Ignacio Cordova found the body of a school friend lodged in a treetop beside the Santa Clara River bed. According to family lore, the victim's apparent death rattle, which Ignacio described as a hiccup sound, had attracted the searchers' attention.

==Castaic Dam==
Through eminent domain, the government resumed about a thousand acres of Cordova property for the planned Castaic Lake and dam. Construction started in 1967 and was completed in 1973. A large portion of the historic ranch disappeared underwater, including the site of the ancestral ranch-house, as the Castaic Lake filled to capacity.

The family was given 90-days notice to vacate their property. The Cordovas salvaged what they could including the outhouse which was moved to higher ground on ranch land that was not resumed.

Prison workers from a facility in Lancaster were used to dismantle and remove the remaining ranch infrastructure including fences, out buildings used for storage of cattle feed, and the windmill. They burnt the ranch house to the ground as part of this clearing operation, a heartbreaking event for the Cordova family.
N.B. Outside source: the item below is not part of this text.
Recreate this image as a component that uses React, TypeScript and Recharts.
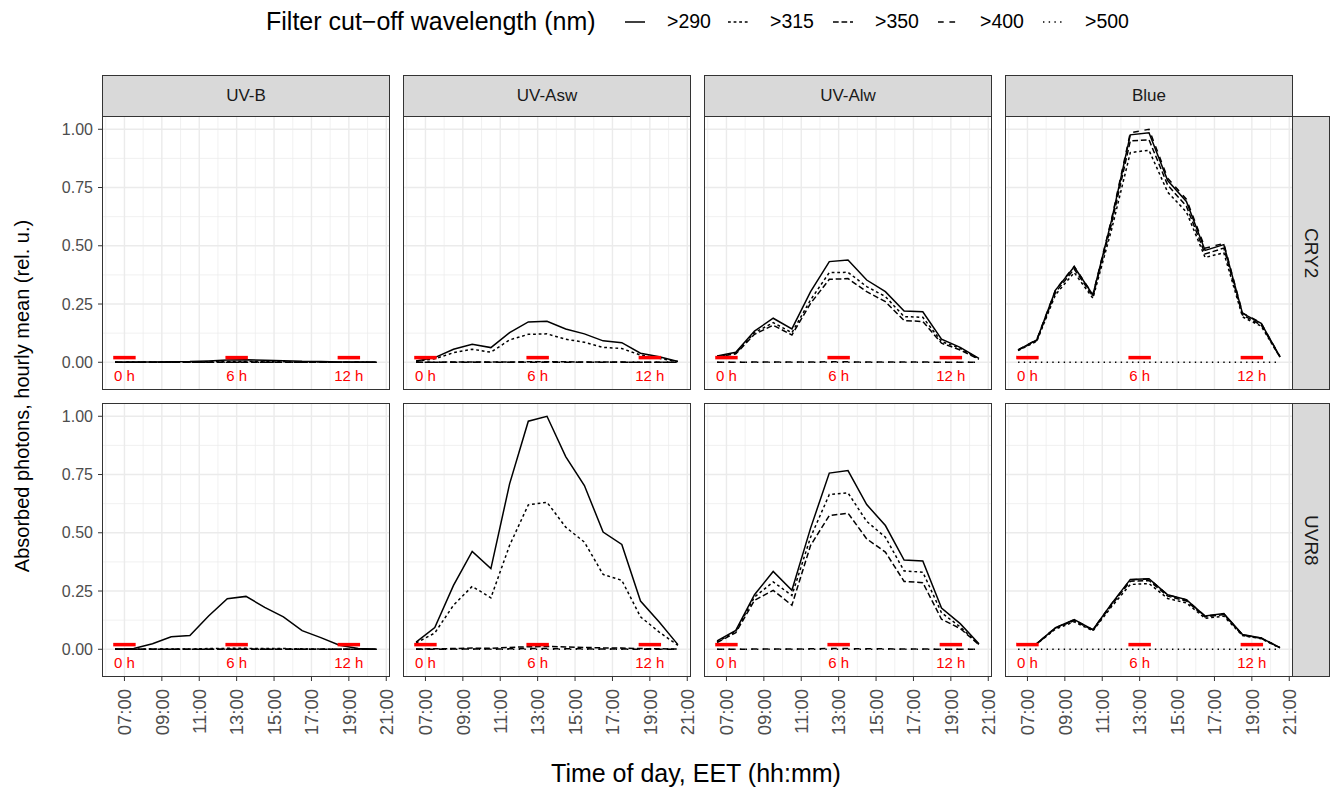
import React from 'react'
import {
  LineChart, Line, XAxis, YAxis, CartesianGrid, ReferenceLine, ReferenceDot,
} from 'recharts'

const FONT = '"Liberation Sans", Arial, Helvetica, sans-serif'

// hourly means, centred on the half hour (EET)
const hours = [6.5, 7.5, 8.5, 9.5, 10.5, 11.5, 12.5, 13.5, 14.5, 15.5, 16.5, 17.5, 18.5, 19.5, 20.5]
const filters = ['>290', '>315', '>350', '>400', '>500']
const dashes = [undefined, '2.8 2.8', '5.7 2.8', '5.7 5.7', '1.4 4.3']
const bands = ['UV-B', 'UV-Asw', 'UV-Alw', 'Blue']
const receptors = ['CRY2', 'UVR8']

const xTicks = [7, 9, 11, 13, 15, 17, 19, 21]
const xMinor = [6, 8, 10, 12, 14, 16, 18, 20]
const yTicks = [0, 0.25, 0.5, 0.75, 1]
const yMinor = [0.125, 0.375, 0.625, 0.875]

// solar time marks (0 h, 6 h, 12 h)
const markHours = [7, 13, 19]
const markLabels = ['0 h', '6 h', '12 h']

// one row per filter: >290, >315, >350, >400, >500
const cry2UvB = [
  [0, 0.001, 0.001, 0.002, 0.003, 0.006, 0.01, 0.011, 0.009, 0.007, 0.004, 0.003, 0.001, 0.001, 0],
  [0, 0, 0, 0.001, 0.001, 0.002, 0.003, 0.003, 0.003, 0.002, 0.001, 0.001, 0, 0, 0],
  [0, 0, 0, 0, 0, 0, 0, 0, 0, 0, 0, 0, 0, 0, 0],
  [0, 0, 0, 0, 0, 0, 0, 0, 0, 0, 0, 0, 0, 0, 0],
  [0, 0, 0, 0, 0, 0, 0, 0, 0, 0, 0, 0, 0, 0, 0],
]
const cry2UvAsw = [
  [0.005, 0.02, 0.056, 0.077, 0.063, 0.127, 0.173, 0.176, 0.143, 0.122, 0.092, 0.084, 0.039, 0.024, 0.003],
  [0.004, 0.015, 0.041, 0.056, 0.043, 0.096, 0.12, 0.122, 0.099, 0.086, 0.064, 0.059, 0.031, 0.017, 0.003],
  [0, 0, 0.001, 0.001, 0.001, 0.001, 0.002, 0.002, 0.002, 0.001, 0.001, 0.001, 0, 0, 0],
  [0, 0, 0, 0, 0, 0, 0, 0, 0, 0, 0, 0, 0, 0, 0],
  [0, 0, 0, 0, 0, 0, 0, 0, 0, 0, 0, 0, 0, 0, 0],
]
const cry2UvAlw = [
  [0.027, 0.043, 0.134, 0.189, 0.143, 0.303, 0.432, 0.439, 0.353, 0.303, 0.22, 0.217, 0.099, 0.064, 0.017],
  [0.025, 0.039, 0.127, 0.17, 0.127, 0.268, 0.385, 0.386, 0.325, 0.282, 0.196, 0.193, 0.089, 0.06, 0.014],
  [0.024, 0.036, 0.12, 0.159, 0.117, 0.253, 0.356, 0.359, 0.303, 0.26, 0.179, 0.175, 0.082, 0.053, 0.013],
  [0, 0, 0.001, 0.001, 0.001, 0.001, 0.002, 0.002, 0.001, 0.001, 0.001, 0.001, 0, 0, 0],
  [0, 0, 0, 0, 0, 0, 0, 0, 0, 0, 0, 0, 0, 0, 0],
]
const cry2Blue = [
  [0.053, 0.096, 0.31, 0.41, 0.289, 0.61, 0.976, 0.985, 0.78, 0.69, 0.48, 0.505, 0.21, 0.167, 0.024],
  [0.05, 0.09, 0.29, 0.385, 0.275, 0.57, 0.9, 0.91, 0.73, 0.645, 0.45, 0.47, 0.195, 0.155, 0.022],
  [0.052, 0.094, 0.3, 0.4, 0.283, 0.595, 0.95, 0.955, 0.76, 0.67, 0.465, 0.49, 0.203, 0.16, 0.023],
  [0.053, 0.097, 0.31, 0.412, 0.29, 0.615, 0.985, 1.0, 0.79, 0.7, 0.49, 0.51, 0.212, 0.168, 0.024],
  [0, 0, 0, 0, 0, 0, 0, 0, 0, 0, 0, 0, 0, 0, 0],
]
const uvr8UvB = [
  [0, 0.003, 0.024, 0.054, 0.059, 0.143, 0.217, 0.227, 0.18, 0.139, 0.08, 0.05, 0.017, 0.003, 0],
  [0, 0, 0.001, 0.001, 0.001, 0.003, 0.004, 0.004, 0.003, 0.003, 0.002, 0.001, 0, 0, 0],
  [0, 0, 0, 0, 0, 0, 0, 0, 0, 0, 0, 0, 0, 0, 0],
  [0, 0, 0, 0, 0, 0, 0, 0, 0, 0, 0, 0, 0, 0, 0],
  [0, 0, 0, 0, 0, 0, 0, 0, 0, 0, 0, 0, 0, 0, 0],
]
const uvr8UvAsw = [
  [0.031, 0.093, 0.274, 0.42, 0.346, 0.71, 0.979, 1.0, 0.827, 0.703, 0.503, 0.45, 0.207, 0.117, 0.02],
  [0.027, 0.07, 0.189, 0.27, 0.221, 0.446, 0.62, 0.631, 0.524, 0.46, 0.321, 0.296, 0.139, 0.074, 0.017],
  [0.001, 0.002, 0.003, 0.005, 0.004, 0.008, 0.011, 0.012, 0.01, 0.008, 0.006, 0.005, 0.003, 0.002, 0.001],
  [0, 0, 0.001, 0.001, 0.001, 0.002, 0.003, 0.003, 0.002, 0.002, 0.001, 0.001, 0, 0, 0],
  [0, 0, 0, 0, 0, 0, 0, 0, 0, 0, 0, 0, 0, 0, 0],
]
const uvr8UvAlw = [
  [0.036, 0.081, 0.234, 0.334, 0.253, 0.52, 0.756, 0.767, 0.621, 0.531, 0.383, 0.379, 0.177, 0.11, 0.024],
  [0.031, 0.077, 0.224, 0.289, 0.231, 0.481, 0.664, 0.671, 0.549, 0.481, 0.336, 0.331, 0.157, 0.096, 0.021],
  [0.029, 0.071, 0.21, 0.253, 0.189, 0.446, 0.574, 0.584, 0.474, 0.417, 0.291, 0.286, 0.129, 0.089, 0.02],
  [0, 0, 0.001, 0.001, 0.001, 0.002, 0.003, 0.003, 0.002, 0.002, 0.001, 0.001, 0, 0, 0],
  [0, 0, 0, 0, 0, 0, 0, 0, 0, 0, 0, 0, 0, 0, 0],
]
const uvr8Blue = [
  [0.024, 0.024, 0.093, 0.127, 0.084, 0.196, 0.3, 0.303, 0.234, 0.213, 0.143, 0.153, 0.063, 0.049, 0.007],
  [0.022, 0.023, 0.087, 0.118, 0.079, 0.183, 0.278, 0.282, 0.218, 0.199, 0.133, 0.142, 0.059, 0.045, 0.006],
  [0.023, 0.024, 0.091, 0.123, 0.082, 0.19, 0.292, 0.295, 0.228, 0.207, 0.139, 0.149, 0.061, 0.047, 0.007],
  [0.024, 0.024, 0.092, 0.126, 0.084, 0.195, 0.298, 0.302, 0.233, 0.212, 0.142, 0.152, 0.062, 0.048, 0.007],
  [0, 0, 0, 0, 0, 0, 0, 0, 0, 0, 0, 0, 0, 0, 0],
]

const panels = [
  [cry2UvB, cry2UvAsw, cry2UvAlw, cry2Blue],
  [uvr8UvB, uvr8UvAsw, uvr8UvAlw, uvr8Blue],
]

// layout
const colLeft = [102, 403, 704, 1005]
const rowTop = [116, 403]
const PW = 288
const PH = 274
const Y_AXIS_W = 60
const X_AXIS_H = 70
const RIGHT_PAD = 12
const X_DOMAIN = [5.8, 21.2]
const Y_DOMAIN = [-0.119, 1.057]

const fmtHour = (h: number) => `${String(h).padStart(2, '0')}:00`

function TimeTick({ x, y, payload }: any) {
  return (
    <text
      x={x} y={y} transform={`rotate(-90 ${x} ${y})`}
      textAnchor="end" dy="0.36em" fontSize={18.5} fill="#4D4D4D" fontFamily={FONT}
    >
      {fmtHour(payload.value)}
    </text>
  )
}

function Panel({ r, c }: { r: number; c: number }) {
  const series = panels[r][c]
  const data = hours.map((h, i) => {
    const row: Record<string, number> = { h }
    filters.forEach((_, k) => { row['s' + k] = series[k][i] })
    return row
  })
  const yW = c === 0 ? Y_AXIS_W : 0
  const xH = r === 1 ? X_AXIS_H : 0

  return (
    <div style={{ position: 'absolute', left: colLeft[c] - yW, top: rowTop[r] }}>
      <LineChart
        width={PW + yW + RIGHT_PAD} height={PH + xH} data={data}
        margin={{ top: 0, right: RIGHT_PAD, bottom: 0, left: 0 }}
      >
        <CartesianGrid horizontalValues={yMinor} verticalValues={xMinor} stroke="#EBEBEB" strokeWidth={0.7} />
        <CartesianGrid horizontalValues={yTicks} verticalValues={xTicks} stroke="#EBEBEB" strokeWidth={1.4} />
        <XAxis
          type="number" dataKey="h" domain={X_DOMAIN} ticks={xTicks} allowDataOverflow
          hide={r === 0} height={X_AXIS_H} axisLine={false}
          tickLine={{ stroke: '#333333' }} tickSize={4} tickMargin={8}
          tick={<TimeTick />} interval={0}
        />
        <YAxis
          type="number" domain={Y_DOMAIN} ticks={yTicks} allowDataOverflow
          hide={c !== 0} width={Y_AXIS_W} axisLine={false}
          tickLine={{ stroke: '#333333' }} tickSize={4} tickMargin={5}
          tickFormatter={(v: number) => v.toFixed(2)}
          tick={{ fill: '#4D4D4D', fontSize: 16, fontFamily: FONT }} interval={0}
        />
        {filters.map((f, k) => (
          <Line
            key={f} type="linear" dataKey={'s' + k} name={f}
            stroke="#000" strokeWidth={1.5} strokeDasharray={dashes[k]}
            dot={false} activeDot={false} isAnimationActive={false}
          />
        ))}
        {markHours.map((h) => (
          <ReferenceLine
            key={'seg' + h}
            segment={[{ x: h - 0.6, y: 0.02 }, { x: h + 0.6, y: 0.02 }]}
            stroke="#FF0000" strokeWidth={3.5}
          />
        ))}
        {markHours.map((h, i) => (
          <ReferenceDot
            key={'lab' + h} x={h} y={-0.058} r={0}
            shape={(p: any) => (
              <text
                x={p.cx} y={p.cy} textAnchor="middle" dominantBaseline="central"
                fill="#FF0000" fontSize={15} fontFamily={FONT}
              >
                {markLabels[i]}
              </text>
            )}
          />
        ))}
      </LineChart>
      <div
        style={{
          position: 'absolute', left: yW, top: 0, width: PW, height: PH,
          border: '1.5px solid #333333', boxSizing: 'border-box', pointerEvents: 'none',
        }}
      />
    </div>
  )
}

const legendKeyX = [625, 728, 833, 938, 1043]

export default function App() {
  return (
    <div
      style={{
        position: 'absolute', left: 0, top: 0, width: 1335, height: 788,
        background: '#fff', fontFamily: FONT, overflow: 'hidden',
      }}
    >
      <svg width={1335} height={788} style={{ position: 'absolute', left: 0, top: 0 }}>
        <text x={266} y={30} fontSize={25} fill="#000" fontFamily={FONT}>
          Filter cut−off wavelength (nm)
        </text>
        {filters.map((f, k) => (
          <g key={f}>
            <line
              x1={legendKeyX[k]} x2={legendKeyX[k] + 20} y1={22} y2={22}
              stroke="#000" strokeWidth={1.5} strokeDasharray={dashes[k]}
            />
            <text x={legendKeyX[k] + 42} y={28} fontSize={19.5} fill="#000" fontFamily={FONT}>
              {f}
            </text>
          </g>
        ))}
        <text x={696} y={782} fontSize={25} textAnchor="middle" fill="#000" fontFamily={FONT}>
          Time of day, EET (hh:mm)
        </text>
        <text
          x={22} y={396} transform="rotate(-90 22 396)" fontSize={20}
          textAnchor="middle" dominantBaseline="central" fill="#000" fontFamily={FONT}
        >
          Absorbed photons, hourly mean (rel. u.)
        </text>
      </svg>

      {bands.map((b, c) => (
        <div
          key={b}
          style={{
            position: 'absolute', left: colLeft[c], top: 75, width: PW, height: 42,
            background: '#D9D9D9', border: '1.5px solid #333333', boxSizing: 'border-box',
            display: 'flex', alignItems: 'center', justifyContent: 'center',
            fontSize: 17, color: '#1A1A1A',
          }}
        >
          {b}
        </div>
      ))}
      {receptors.map((rc, r) => (
        <div
          key={rc}
          style={{
            position: 'absolute', left: colLeft[3] + PW - 1.5, top: rowTop[r], width: 38, height: PH,
            background: '#D9D9D9', border: '1.5px solid #333333', boxSizing: 'border-box',
            display: 'flex', alignItems: 'center', justifyContent: 'center',
            writingMode: 'vertical-rl', fontSize: 19, color: '#1A1A1A',
          }}
        >
          {rc}
        </div>
      ))}

      {receptors.map((_, r) => bands.map((__, c) => <Panel key={r + '-' + c} r={r} c={c} />))}
    </div>
  )
}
With only about 100 acres remaining to continue the ranch operation, the family had to sell most of their cattle. In time, they were able to obtain grazing contracts for adjoining land, including U.S. Forest Service property, which allowed the family to resume cattle ranching.

==Long tradition==
Cordova family members still reside in Castaic today. Nancy Lynette Cordova, daughter of Lawrence and Bettyrose Cordova, now runs the family ranch. She manages their remaining 100 acres and another 900 acres that have been leased. The annual cattle roundup in June has been a long-held tradition still carried on by family members and their friends.